— Begin RECORDED DATA —
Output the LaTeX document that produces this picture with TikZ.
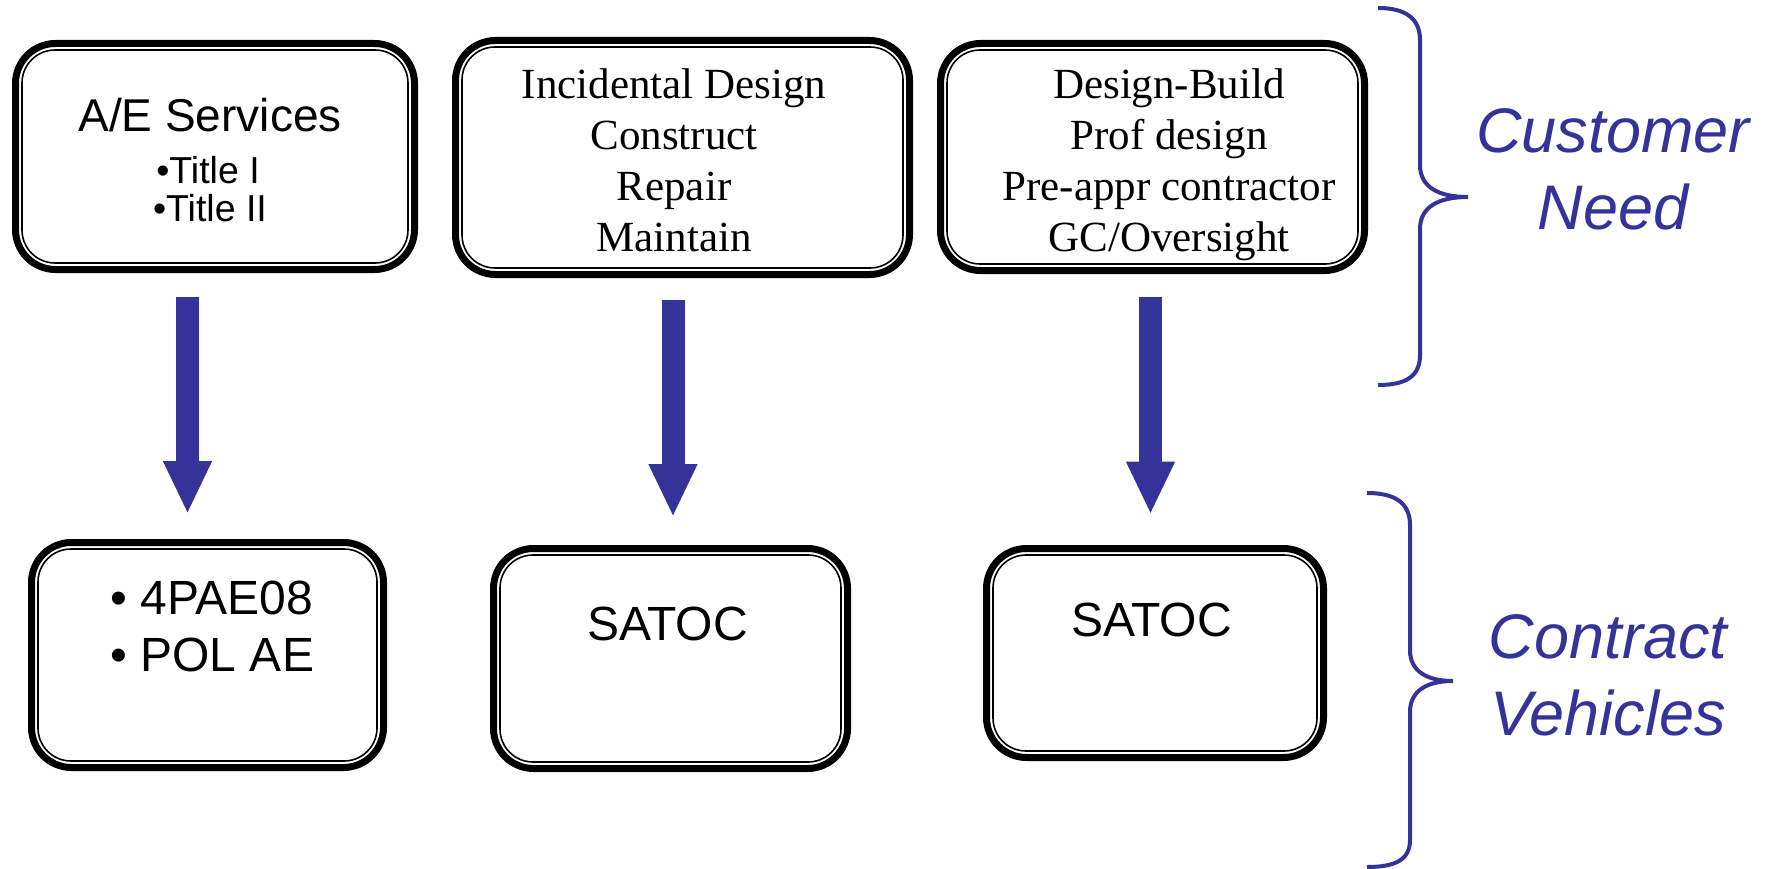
\documentclass[tikz,border=0pt]{standalone}
\usepackage{fontspec}
\setmainfont{Liberation Sans}
\newfontfamily\seriff{Liberation Serif}
\usetikzlibrary{arrows.meta}
\definecolor{navy}{RGB}{51,51,153}
\begin{document}
\begin{tikzpicture}[x=1pt,y=-1pt,
  box/.style={draw=black, line width=7pt, rounded corners=40pt, rectangle, inner sep=0pt, outer sep=0pt, fill=white},
  innerline/.style={draw=black, line width=1.6pt, rounded corners=33pt},
  bigarrow/.style={draw=navy, line width=23pt, -{Triangle[length=53pt 0, width=45pt 0]}},
  brace/.style={draw=navy, line width=4pt},
  txt/.style={inner sep=0pt, outer sep=0pt, text=black},
  sanstxt/.style={txt, font=\fontsize{#1}{#1}\selectfont},
  seriftxt/.style={txt, align=center, font=\seriff\fontsize{43pt}{51pt}\selectfont},
  lbl/.style={txt, text=navy, align=center, font=\itshape\fontsize{63pt}{77pt}\selectfont}
]
\useasboundingbox (0,0) rectangle (1770,869);

% boxes
\node[box, minimum width=399pt, minimum height=226pt] (b1) at (215,156.5) {};
\node[box, minimum width=454pt, minimum height=234pt] (b2) at (682.5,157.5) {};
\node[box, minimum width=424pt, minimum height=227pt] (b3) at (1152.5,157) {};
\node[box, minimum width=352pt, minimum height=225pt] (b4) at (207.5,655) {};
\node[box, minimum width=354pt, minimum height=220pt] (b5) at (670.5,658.5) {};
\node[box, minimum width=337pt, minimum height=209pt] (b6) at (1155,653) {};
\foreach \n in {b1,b2,b3,b4,b5,b6}
  \draw[innerline] ([xshift=6.5pt,yshift=-6.5pt]\n.north west) rectangle ([xshift=-6.5pt,yshift=6.5pt]\n.south east);

% texts
\node[sanstxt=46pt, anchor=base] (t1a) at (210,132) {A/E Services};
\node[sanstxt=37.5pt, anchor=base] (t1b) at (208,183.5) {•Title I};
\node[sanstxt=37.5pt, anchor=base] (t1c) at (210,222) {•Title II};
\node[seriftxt, anchor=north] (t2) at (674,68.6) {Incidental Design\\Construct\\Repair\\Maintain};
\node[seriftxt, anchor=north] (t3) at (1169,68.6) {Design-Build\\Prof design\\Pre-appr contractor\\GC/Oversight};
\node[txt, align=left, anchor=north west, font=\fontsize{48pt}{57pt}\selectfont] (t4) at (110.5,580.6) {• 4PAE08\\• POL AE};
\node[sanstxt=48pt, anchor=base] (t5) at (667.5,640) {SATOC};
\node[sanstxt=48pt, anchor=base] (t6) at (1151.5,636.5) {SATOC};

% arrows
\draw[bigarrow] ([xshift=-27.5pt,yshift=-27.5pt]b1.south) -- ([xshift=-20pt,yshift=28.5pt]b4.north);
\draw[bigarrow] ([xshift=-9.5pt,yshift=-25.5pt]b2.south) -- ([xshift=2.5pt,yshift=31.5pt]b5.north);
\draw[bigarrow] ([xshift=-2pt,yshift=-26.5pt]b3.south) -- ([xshift=-4.5pt,yshift=34pt]b6.north);

% braces
\draw[brace] (1378,8) .. controls (1405,8) and (1420,18) .. (1420,40) -- (1420,165)
  .. controls (1420,188) and (1440,197) .. (1468,197)
  .. controls (1440,197) and (1420,206) .. (1420,229) -- (1420,355)
  .. controls (1420,377) and (1405,385) .. (1378,385);
\draw[brace] (1367,493) .. controls (1395,493) and (1410,503) .. (1410,525) -- (1410,650)
  .. controls (1410,672) and (1428,681) .. (1453,681)
  .. controls (1428,681) and (1410,690) .. (1410,712) -- (1410,840)
  .. controls (1410,860) and (1395,867) .. (1367,867);

% side labels
\node[lbl, anchor=north] (need) at (1613,109) {Customer\\Need};
\node[lbl, anchor=north] (veh) at (1608,615) {Contract\\Vehicles};
\end{tikzpicture}
\end{document}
— End RECORDED DATA —
CHALLENGE:
Leave out the pictures and transcribe everything else exactly.

RESULT OF THIS EXERCISE:
Output the LaTeX document that produces this picture with TikZ.
\documentclass[tikz,border=0pt]{standalone}
\usepackage{fontspec}
\setmainfont{Liberation Sans}
\newfontfamily\seriff{Liberation Serif}
\usetikzlibrary{arrows.meta}
\definecolor{navy}{RGB}{51,51,153}
\begin{document}
\begin{tikzpicture}[x=1pt,y=-1pt,
  box/.style={draw=black, line width=7pt, rounded corners=40pt, rectangle, inner sep=0pt, outer sep=0pt, fill=white},
  innerline/.style={draw=black, line width=1.6pt, rounded corners=33pt},
  bigarrow/.style={draw=navy, line width=23pt, -{Triangle[length=53pt 0, width=45pt 0]}},
  brace/.style={draw=navy, line width=4pt},
  txt/.style={inner sep=0pt, outer sep=0pt, text=black},
  sanstxt/.style={txt, font=\fontsize{#1}{#1}\selectfont},
  seriftxt/.style={txt, align=center, font=\seriff\fontsize{43pt}{51pt}\selectfont},
  lbl/.style={txt, text=navy, align=center, font=\itshape\fontsize{63pt}{77pt}\selectfont}
]
\useasboundingbox (0,0) rectangle (1770,869);

% boxes
\node[box, minimum width=399pt, minimum height=226pt] (b1) at (215,156.5) {};
\node[box, minimum width=454pt, minimum height=234pt] (b2) at (682.5,157.5) {};
\node[box, minimum width=424pt, minimum height=227pt] (b3) at (1152.5,157) {};
\node[box, minimum width=352pt, minimum height=225pt] (b4) at (207.5,655) {};
\node[box, minimum width=354pt, minimum height=220pt] (b5) at (670.5,658.5) {};
\node[box, minimum width=337pt, minimum height=209pt] (b6) at (1155,653) {};
\foreach \n in {b1,b2,b3,b4,b5,b6}
  \draw[innerline] ([xshift=6.5pt,yshift=-6.5pt]\n.north west) rectangle ([xshift=-6.5pt,yshift=6.5pt]\n.south east);

% texts
\node[sanstxt=46pt, anchor=base] (t1a) at (210,132) {A/E Services};
\node[sanstxt=37.5pt, anchor=base] (t1b) at (208,183.5) {•Title I};
\node[sanstxt=37.5pt, anchor=base] (t1c) at (210,222) {•Title II};
\node[seriftxt, anchor=north] (t2) at (674,68.6) {Incidental Design\\Construct\\Repair\\Maintain};
\node[seriftxt, anchor=north] (t3) at (1169,68.6) {Design-Build\\Prof design\\Pre-appr contractor\\GC/Oversight};
\node[txt, align=left, anchor=north west, font=\fontsize{48pt}{57pt}\selectfont] (t4) at (110.5,580.6) {• 4PAE08\\• POL AE};
\node[sanstxt=48pt, anchor=base] (t5) at (667.5,640) {SATOC};
\node[sanstxt=48pt, anchor=base] (t6) at (1151.5,636.5) {SATOC};

% arrows
\draw[bigarrow] ([xshift=-27.5pt,yshift=-27.5pt]b1.south) -- ([xshift=-20pt,yshift=28.5pt]b4.north);
\draw[bigarrow] ([xshift=-9.5pt,yshift=-25.5pt]b2.south) -- ([xshift=2.5pt,yshift=31.5pt]b5.north);
\draw[bigarrow] ([xshift=-2pt,yshift=-26.5pt]b3.south) -- ([xshift=-4.5pt,yshift=34pt]b6.north);

% braces
\draw[brace] (1378,8) .. controls (1405,8) and (1420,18) .. (1420,40) -- (1420,165)
  .. controls (1420,188) and (1440,197) .. (1468,197)
  .. controls (1440,197) and (1420,206) .. (1420,229) -- (1420,355)
  .. controls (1420,377) and (1405,385) .. (1378,385);
\draw[brace] (1367,493) .. controls (1395,493) and (1410,503) .. (1410,525) -- (1410,650)
  .. controls (1410,672) and (1428,681) .. (1453,681)
  .. controls (1428,681) and (1410,690) .. (1410,712) -- (1410,840)
  .. controls (1410,860) and (1395,867) .. (1367,867);

% side labels
\node[lbl, anchor=north] (need) at (1613,109) {Customer\\Need};
\node[lbl, anchor=north] (veh) at (1608,615) {Contract\\Vehicles};
\end{tikzpicture}
\end{document}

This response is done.